━━━ Data to process ━━━

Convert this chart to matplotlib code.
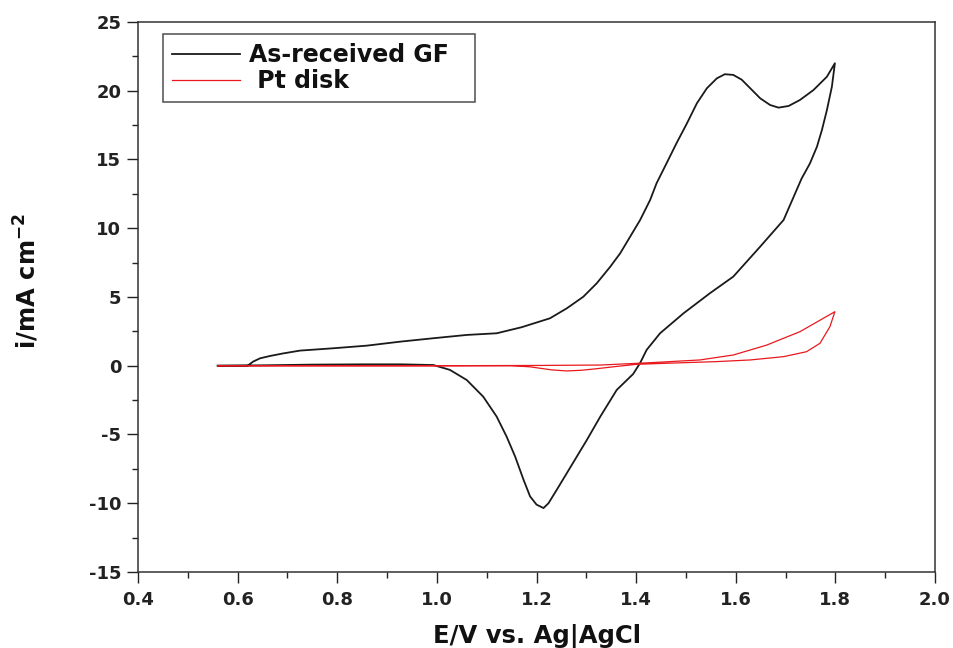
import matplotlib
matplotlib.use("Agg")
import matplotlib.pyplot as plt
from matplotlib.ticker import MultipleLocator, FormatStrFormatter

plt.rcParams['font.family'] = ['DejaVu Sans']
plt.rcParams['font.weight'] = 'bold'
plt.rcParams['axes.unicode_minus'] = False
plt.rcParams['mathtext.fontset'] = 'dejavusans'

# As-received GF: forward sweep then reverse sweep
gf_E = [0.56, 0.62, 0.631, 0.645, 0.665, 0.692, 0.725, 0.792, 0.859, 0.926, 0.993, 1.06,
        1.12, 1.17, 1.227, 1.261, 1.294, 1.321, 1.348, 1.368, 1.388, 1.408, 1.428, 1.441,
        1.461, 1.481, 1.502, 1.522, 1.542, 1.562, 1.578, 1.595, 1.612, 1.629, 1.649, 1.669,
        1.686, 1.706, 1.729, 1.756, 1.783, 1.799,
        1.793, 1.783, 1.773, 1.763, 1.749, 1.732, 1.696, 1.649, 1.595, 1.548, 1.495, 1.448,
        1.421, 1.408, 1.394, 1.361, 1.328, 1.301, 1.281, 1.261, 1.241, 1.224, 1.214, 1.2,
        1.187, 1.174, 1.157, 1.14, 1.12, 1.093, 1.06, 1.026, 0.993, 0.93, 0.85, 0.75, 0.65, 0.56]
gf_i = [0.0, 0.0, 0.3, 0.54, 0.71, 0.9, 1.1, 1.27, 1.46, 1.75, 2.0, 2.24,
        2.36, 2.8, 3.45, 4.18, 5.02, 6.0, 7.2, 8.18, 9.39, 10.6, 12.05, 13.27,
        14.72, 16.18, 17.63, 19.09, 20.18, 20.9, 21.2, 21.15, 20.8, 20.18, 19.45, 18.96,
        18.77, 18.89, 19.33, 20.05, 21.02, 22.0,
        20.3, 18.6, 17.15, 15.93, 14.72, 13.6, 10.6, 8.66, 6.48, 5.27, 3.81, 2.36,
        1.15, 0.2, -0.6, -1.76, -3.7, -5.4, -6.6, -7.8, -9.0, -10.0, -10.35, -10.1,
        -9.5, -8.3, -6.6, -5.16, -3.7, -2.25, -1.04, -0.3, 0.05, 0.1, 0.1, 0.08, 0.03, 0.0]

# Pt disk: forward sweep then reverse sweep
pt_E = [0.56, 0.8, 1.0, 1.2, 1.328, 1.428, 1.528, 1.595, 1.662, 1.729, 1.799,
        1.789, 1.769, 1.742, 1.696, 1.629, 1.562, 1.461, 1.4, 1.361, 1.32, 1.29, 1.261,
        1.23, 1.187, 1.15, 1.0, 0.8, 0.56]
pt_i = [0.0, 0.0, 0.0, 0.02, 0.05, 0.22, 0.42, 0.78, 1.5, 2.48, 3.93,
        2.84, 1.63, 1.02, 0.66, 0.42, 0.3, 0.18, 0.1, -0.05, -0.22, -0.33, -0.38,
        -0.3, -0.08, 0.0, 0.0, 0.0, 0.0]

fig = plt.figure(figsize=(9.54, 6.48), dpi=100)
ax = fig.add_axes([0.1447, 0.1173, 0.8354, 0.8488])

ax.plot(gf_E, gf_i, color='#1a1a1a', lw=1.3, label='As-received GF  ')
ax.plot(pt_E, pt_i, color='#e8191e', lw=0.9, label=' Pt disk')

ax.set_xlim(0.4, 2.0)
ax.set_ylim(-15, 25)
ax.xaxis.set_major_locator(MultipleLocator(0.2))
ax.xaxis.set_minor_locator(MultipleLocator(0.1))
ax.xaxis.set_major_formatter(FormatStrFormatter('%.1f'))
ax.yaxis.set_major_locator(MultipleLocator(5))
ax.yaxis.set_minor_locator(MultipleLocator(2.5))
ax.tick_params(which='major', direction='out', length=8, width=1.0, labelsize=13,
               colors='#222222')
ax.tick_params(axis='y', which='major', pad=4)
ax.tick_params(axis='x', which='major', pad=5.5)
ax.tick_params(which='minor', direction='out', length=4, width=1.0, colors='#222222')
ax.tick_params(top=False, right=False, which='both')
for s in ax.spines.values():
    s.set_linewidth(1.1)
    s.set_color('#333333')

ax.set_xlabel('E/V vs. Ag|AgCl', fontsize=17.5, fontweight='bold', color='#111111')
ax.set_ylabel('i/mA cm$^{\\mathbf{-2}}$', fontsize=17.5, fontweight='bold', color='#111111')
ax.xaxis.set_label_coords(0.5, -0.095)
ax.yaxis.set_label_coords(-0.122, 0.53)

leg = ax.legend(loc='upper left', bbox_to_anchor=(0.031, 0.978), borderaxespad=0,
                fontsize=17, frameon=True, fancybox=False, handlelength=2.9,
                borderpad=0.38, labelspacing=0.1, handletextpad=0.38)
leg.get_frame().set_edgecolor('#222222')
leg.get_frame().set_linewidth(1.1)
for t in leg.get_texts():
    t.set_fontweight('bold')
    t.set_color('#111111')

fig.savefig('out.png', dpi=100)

━━━
━━━ Data to process ━━━

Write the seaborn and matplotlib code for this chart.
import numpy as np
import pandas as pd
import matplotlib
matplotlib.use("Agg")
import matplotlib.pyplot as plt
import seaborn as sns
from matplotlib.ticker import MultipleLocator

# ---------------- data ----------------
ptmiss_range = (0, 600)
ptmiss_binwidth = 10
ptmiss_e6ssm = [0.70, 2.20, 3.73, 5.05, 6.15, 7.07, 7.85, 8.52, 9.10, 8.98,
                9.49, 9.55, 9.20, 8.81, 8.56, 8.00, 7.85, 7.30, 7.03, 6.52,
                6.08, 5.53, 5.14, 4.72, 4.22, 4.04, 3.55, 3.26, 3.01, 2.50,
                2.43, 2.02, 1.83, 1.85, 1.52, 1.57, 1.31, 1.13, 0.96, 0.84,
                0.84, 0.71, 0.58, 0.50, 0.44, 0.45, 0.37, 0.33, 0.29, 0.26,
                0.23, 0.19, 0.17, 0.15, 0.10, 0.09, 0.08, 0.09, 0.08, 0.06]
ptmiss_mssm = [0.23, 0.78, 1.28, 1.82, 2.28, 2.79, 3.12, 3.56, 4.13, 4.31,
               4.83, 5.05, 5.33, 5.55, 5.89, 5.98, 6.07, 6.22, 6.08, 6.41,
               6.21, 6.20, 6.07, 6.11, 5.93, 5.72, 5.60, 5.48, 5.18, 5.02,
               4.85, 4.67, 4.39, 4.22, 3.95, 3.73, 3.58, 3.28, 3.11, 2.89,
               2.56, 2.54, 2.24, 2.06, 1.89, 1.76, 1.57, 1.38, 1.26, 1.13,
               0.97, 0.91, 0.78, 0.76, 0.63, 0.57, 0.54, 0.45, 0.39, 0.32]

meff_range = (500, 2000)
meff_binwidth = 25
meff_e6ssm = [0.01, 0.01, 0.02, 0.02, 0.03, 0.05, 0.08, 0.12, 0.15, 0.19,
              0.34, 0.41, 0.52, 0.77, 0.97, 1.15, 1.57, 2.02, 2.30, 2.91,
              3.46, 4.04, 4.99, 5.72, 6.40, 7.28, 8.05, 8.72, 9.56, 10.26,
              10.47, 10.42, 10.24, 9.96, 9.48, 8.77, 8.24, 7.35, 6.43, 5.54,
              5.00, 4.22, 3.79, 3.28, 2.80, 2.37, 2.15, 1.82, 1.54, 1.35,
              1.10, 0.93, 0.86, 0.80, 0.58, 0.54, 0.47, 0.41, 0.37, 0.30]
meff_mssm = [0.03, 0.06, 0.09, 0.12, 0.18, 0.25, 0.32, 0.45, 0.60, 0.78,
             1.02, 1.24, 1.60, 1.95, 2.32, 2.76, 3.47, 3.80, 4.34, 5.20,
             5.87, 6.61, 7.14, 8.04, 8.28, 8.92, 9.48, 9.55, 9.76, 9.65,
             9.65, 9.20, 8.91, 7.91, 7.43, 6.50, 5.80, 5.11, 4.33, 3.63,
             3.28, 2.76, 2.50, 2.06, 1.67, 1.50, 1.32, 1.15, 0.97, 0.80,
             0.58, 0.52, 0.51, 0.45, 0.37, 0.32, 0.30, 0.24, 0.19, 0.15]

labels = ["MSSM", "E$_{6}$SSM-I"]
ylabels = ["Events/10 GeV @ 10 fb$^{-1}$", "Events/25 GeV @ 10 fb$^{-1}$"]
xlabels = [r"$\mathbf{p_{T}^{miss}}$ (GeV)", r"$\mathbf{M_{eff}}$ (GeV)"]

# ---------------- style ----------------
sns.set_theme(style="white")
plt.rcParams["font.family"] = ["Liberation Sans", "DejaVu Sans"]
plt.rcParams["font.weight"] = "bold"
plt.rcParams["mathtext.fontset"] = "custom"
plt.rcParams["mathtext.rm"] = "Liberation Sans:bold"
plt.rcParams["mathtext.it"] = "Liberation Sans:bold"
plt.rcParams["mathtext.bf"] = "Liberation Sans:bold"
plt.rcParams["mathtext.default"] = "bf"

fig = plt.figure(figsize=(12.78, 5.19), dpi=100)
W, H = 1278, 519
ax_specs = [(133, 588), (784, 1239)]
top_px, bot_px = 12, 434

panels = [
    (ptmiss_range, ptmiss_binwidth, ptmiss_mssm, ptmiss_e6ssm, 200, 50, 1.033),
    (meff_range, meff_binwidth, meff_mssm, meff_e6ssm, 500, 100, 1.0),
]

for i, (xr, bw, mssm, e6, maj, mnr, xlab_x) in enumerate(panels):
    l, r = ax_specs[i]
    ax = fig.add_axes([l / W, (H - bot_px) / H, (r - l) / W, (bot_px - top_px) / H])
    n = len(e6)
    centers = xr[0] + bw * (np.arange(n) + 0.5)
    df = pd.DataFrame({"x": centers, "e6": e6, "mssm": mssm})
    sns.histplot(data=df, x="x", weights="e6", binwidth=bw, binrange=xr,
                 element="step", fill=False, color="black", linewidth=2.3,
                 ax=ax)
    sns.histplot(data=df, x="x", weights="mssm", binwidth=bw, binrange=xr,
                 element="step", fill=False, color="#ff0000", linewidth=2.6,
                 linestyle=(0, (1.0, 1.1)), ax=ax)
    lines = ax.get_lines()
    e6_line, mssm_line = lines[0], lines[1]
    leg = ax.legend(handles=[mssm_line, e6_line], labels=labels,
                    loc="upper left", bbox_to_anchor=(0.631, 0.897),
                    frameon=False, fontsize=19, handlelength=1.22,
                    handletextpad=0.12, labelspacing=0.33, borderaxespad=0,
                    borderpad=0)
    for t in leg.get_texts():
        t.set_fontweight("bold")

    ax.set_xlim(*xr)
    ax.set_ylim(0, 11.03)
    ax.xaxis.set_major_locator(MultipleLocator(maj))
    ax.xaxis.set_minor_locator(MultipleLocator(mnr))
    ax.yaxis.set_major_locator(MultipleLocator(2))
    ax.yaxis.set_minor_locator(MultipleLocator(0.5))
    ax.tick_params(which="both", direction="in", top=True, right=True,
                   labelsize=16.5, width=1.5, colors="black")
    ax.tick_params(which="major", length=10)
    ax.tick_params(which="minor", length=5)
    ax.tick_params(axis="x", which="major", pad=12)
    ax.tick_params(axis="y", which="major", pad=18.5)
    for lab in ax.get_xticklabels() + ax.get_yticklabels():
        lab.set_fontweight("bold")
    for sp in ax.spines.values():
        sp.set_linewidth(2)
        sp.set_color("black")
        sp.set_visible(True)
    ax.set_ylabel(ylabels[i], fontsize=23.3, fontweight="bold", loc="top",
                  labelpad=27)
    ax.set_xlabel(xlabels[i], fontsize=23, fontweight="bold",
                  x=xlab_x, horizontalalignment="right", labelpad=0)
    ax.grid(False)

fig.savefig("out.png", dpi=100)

━━━
━━━ Data to process ━━━

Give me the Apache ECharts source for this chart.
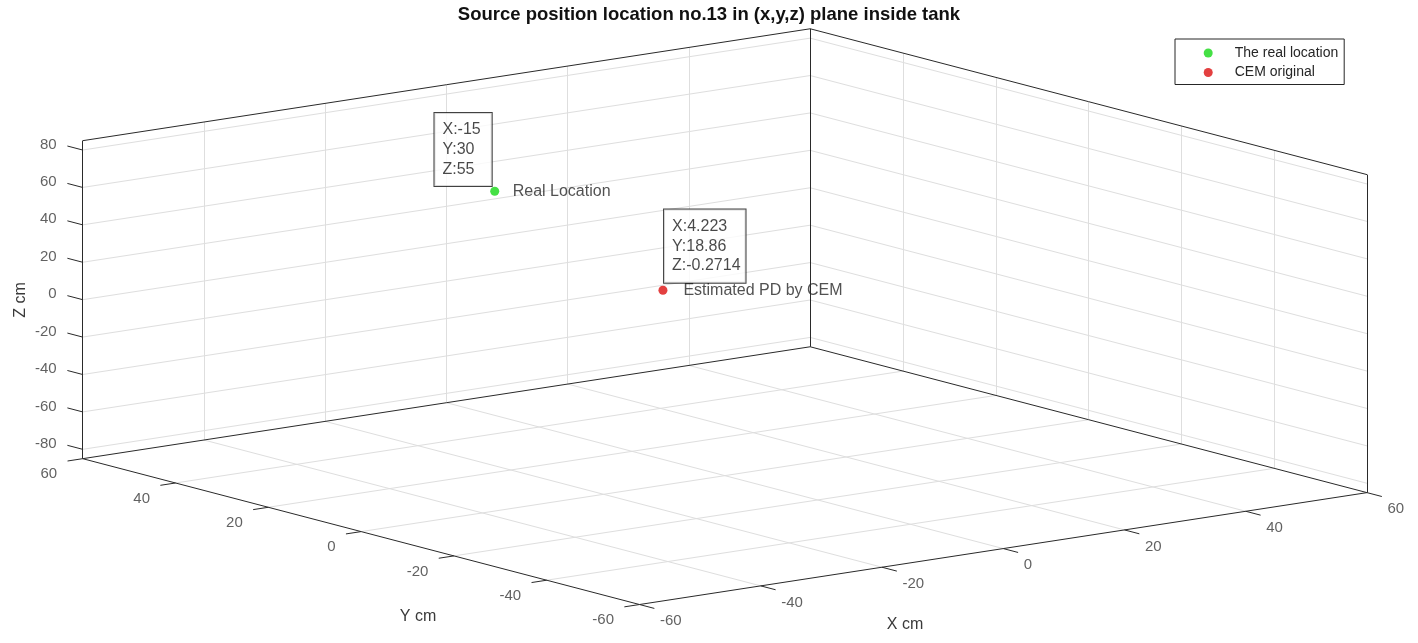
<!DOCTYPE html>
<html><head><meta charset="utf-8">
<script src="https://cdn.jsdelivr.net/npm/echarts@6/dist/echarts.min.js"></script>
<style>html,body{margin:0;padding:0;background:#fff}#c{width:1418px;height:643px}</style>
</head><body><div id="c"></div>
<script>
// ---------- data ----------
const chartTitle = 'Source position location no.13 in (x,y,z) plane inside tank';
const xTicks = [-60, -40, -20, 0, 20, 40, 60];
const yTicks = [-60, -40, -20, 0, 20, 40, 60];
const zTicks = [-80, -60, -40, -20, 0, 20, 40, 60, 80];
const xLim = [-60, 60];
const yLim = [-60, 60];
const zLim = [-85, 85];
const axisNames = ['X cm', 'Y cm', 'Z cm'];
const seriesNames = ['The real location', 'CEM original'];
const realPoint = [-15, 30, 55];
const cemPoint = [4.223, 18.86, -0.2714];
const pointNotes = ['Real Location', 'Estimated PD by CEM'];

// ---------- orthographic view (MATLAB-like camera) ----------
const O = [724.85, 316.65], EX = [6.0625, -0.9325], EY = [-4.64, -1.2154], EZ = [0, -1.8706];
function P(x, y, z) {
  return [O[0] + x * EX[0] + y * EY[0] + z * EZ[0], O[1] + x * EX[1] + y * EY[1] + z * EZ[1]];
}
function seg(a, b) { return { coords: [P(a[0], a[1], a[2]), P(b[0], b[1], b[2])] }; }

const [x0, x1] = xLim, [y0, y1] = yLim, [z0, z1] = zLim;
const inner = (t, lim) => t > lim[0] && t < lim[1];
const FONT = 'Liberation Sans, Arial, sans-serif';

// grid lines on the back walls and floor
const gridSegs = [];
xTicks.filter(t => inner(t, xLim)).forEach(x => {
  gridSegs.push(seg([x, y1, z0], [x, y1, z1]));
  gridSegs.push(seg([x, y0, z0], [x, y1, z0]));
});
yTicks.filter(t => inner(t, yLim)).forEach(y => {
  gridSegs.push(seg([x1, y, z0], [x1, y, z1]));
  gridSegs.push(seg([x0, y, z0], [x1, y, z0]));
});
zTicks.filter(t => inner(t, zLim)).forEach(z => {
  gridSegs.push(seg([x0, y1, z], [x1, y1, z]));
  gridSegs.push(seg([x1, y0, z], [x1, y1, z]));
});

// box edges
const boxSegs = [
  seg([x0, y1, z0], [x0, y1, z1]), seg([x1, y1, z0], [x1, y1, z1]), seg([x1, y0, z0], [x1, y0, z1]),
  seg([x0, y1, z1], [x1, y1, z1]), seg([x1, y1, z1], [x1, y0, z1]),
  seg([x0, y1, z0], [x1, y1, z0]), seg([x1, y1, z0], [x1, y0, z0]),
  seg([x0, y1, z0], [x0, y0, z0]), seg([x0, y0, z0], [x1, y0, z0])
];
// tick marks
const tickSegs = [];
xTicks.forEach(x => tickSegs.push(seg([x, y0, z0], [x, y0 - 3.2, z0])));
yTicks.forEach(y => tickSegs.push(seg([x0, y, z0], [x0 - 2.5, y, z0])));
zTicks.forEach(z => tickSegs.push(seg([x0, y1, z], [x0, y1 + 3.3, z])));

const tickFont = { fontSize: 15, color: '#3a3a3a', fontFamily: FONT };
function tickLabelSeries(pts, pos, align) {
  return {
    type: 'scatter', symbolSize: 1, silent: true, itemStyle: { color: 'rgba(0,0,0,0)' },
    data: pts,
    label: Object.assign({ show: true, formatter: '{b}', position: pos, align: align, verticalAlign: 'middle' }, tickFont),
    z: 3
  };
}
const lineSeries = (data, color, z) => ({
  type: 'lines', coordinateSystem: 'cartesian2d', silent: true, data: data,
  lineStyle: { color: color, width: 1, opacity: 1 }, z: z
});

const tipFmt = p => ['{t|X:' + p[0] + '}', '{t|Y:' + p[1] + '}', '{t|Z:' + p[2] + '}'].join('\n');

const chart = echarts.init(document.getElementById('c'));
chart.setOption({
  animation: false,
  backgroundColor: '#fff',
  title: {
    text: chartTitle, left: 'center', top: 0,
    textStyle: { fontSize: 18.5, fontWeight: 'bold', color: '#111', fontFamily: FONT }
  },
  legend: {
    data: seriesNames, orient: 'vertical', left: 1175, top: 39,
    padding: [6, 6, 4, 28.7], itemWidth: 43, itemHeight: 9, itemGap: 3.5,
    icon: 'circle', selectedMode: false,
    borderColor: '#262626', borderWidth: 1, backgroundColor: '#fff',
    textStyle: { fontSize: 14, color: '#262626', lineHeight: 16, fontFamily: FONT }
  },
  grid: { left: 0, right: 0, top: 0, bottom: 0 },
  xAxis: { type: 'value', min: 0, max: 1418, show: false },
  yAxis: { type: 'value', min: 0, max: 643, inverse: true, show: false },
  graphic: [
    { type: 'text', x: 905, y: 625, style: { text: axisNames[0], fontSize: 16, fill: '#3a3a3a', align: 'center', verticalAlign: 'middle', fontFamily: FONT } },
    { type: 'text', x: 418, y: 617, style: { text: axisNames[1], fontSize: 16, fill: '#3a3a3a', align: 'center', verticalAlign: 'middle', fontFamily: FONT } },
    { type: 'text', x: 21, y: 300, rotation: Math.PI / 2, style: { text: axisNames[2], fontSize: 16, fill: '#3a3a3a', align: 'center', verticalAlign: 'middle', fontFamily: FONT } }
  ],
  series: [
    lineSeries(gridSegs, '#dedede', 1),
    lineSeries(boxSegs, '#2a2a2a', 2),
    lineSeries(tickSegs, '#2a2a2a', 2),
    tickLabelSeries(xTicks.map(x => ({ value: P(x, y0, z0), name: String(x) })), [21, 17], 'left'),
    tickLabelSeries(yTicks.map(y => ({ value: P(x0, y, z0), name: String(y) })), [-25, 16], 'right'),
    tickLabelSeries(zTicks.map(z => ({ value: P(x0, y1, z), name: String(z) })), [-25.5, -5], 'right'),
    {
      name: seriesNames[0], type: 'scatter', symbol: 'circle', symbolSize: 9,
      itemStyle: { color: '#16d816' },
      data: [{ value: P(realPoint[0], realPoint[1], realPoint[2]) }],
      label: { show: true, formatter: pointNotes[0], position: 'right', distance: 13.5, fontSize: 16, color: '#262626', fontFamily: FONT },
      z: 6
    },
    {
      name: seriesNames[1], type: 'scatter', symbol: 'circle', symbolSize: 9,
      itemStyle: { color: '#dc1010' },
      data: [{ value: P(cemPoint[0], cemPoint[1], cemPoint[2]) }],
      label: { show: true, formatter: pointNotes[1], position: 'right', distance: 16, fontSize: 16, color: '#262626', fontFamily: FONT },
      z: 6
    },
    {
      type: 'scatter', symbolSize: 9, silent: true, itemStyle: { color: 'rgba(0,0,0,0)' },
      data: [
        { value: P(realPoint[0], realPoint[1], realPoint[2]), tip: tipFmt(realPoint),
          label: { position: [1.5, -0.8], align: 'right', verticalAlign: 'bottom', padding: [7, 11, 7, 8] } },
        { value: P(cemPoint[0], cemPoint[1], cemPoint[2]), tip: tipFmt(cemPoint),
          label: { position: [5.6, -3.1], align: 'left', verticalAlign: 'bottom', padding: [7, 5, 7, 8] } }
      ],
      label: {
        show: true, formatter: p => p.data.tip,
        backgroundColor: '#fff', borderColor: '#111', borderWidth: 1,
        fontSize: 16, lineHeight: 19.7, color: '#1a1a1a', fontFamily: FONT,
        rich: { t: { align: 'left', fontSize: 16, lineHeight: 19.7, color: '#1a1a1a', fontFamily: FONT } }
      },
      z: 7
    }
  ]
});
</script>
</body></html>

━━━

* **Required task**:
Copy word for word every line from the one with "Convert this chart to matplotlib code." through the one with "ax = fig.add_axes([0.1447, 0.1173, 0.8354, 0.8488])", including both. No pictures belong in the copy.

* **Finished exercise**:
Convert this chart to matplotlib code.
import matplotlib
matplotlib.use("Agg")
import matplotlib.pyplot as plt
from matplotlib.ticker import MultipleLocator, FormatStrFormatter

plt.rcParams['font.family'] = ['DejaVu Sans']
plt.rcParams['font.weight'] = 'bold'
plt.rcParams['axes.unicode_minus'] = False
plt.rcParams['mathtext.fontset'] = 'dejavusans'

# As-received GF: forward sweep then reverse sweep
gf_E = [0.56, 0.62, 0.631, 0.645, 0.665, 0.692, 0.725, 0.792, 0.859, 0.926, 0.993, 1.06,
        1.12, 1.17, 1.227, 1.261, 1.294, 1.321, 1.348, 1.368, 1.388, 1.408, 1.428, 1.441,
        1.461, 1.481, 1.502, 1.522, 1.542, 1.562, 1.578, 1.595, 1.612, 1.629, 1.649, 1.669,
        1.686, 1.706, 1.729, 1.756, 1.783, 1.799,
        1.793, 1.783, 1.773, 1.763, 1.749, 1.732, 1.696, 1.649, 1.595, 1.548, 1.495, 1.448,
        1.421, 1.408, 1.394, 1.361, 1.328, 1.301, 1.281, 1.261, 1.241, 1.224, 1.214, 1.2,
        1.187, 1.174, 1.157, 1.14, 1.12, 1.093, 1.06, 1.026, 0.993, 0.93, 0.85, 0.75, 0.65, 0.56]
gf_i = [0.0, 0.0, 0.3, 0.54, 0.71, 0.9, 1.1, 1.27, 1.46, 1.75, 2.0, 2.24,
        2.36, 2.8, 3.45, 4.18, 5.02, 6.0, 7.2, 8.18, 9.39, 10.6, 12.05, 13.27,
        14.72, 16.18, 17.63, 19.09, 20.18, 20.9, 21.2, 21.15, 20.8, 20.18, 19.45, 18.96,
        18.77, 18.89, 19.33, 20.05, 21.02, 22.0,
        20.3, 18.6, 17.15, 15.93, 14.72, 13.6, 10.6, 8.66, 6.48, 5.27, 3.81, 2.36,
        1.15, 0.2, -0.6, -1.76, -3.7, -5.4, -6.6, -7.8, -9.0, -10.0, -10.35, -10.1,
        -9.5, -8.3, -6.6, -5.16, -3.7, -2.25, -1.04, -0.3, 0.05, 0.1, 0.1, 0.08, 0.03, 0.0]

# Pt disk: forward sweep then reverse sweep
pt_E = [0.56, 0.8, 1.0, 1.2, 1.328, 1.428, 1.528, 1.595, 1.662, 1.729, 1.799,
        1.789, 1.769, 1.742, 1.696, 1.629, 1.562, 1.461, 1.4, 1.361, 1.32, 1.29, 1.261,
        1.23, 1.187, 1.15, 1.0, 0.8, 0.56]
pt_i = [0.0, 0.0, 0.0, 0.02, 0.05, 0.22, 0.42, 0.78, 1.5, 2.48, 3.93,
        2.84, 1.63, 1.02, 0.66, 0.42, 0.3, 0.18, 0.1, -0.05, -0.22, -0.33, -0.38,
        -0.3, -0.08, 0.0, 0.0, 0.0, 0.0]

fig = plt.figure(figsize=(9.54, 6.48), dpi=100)
ax = fig.add_axes([0.1447, 0.1173, 0.8354, 0.8488])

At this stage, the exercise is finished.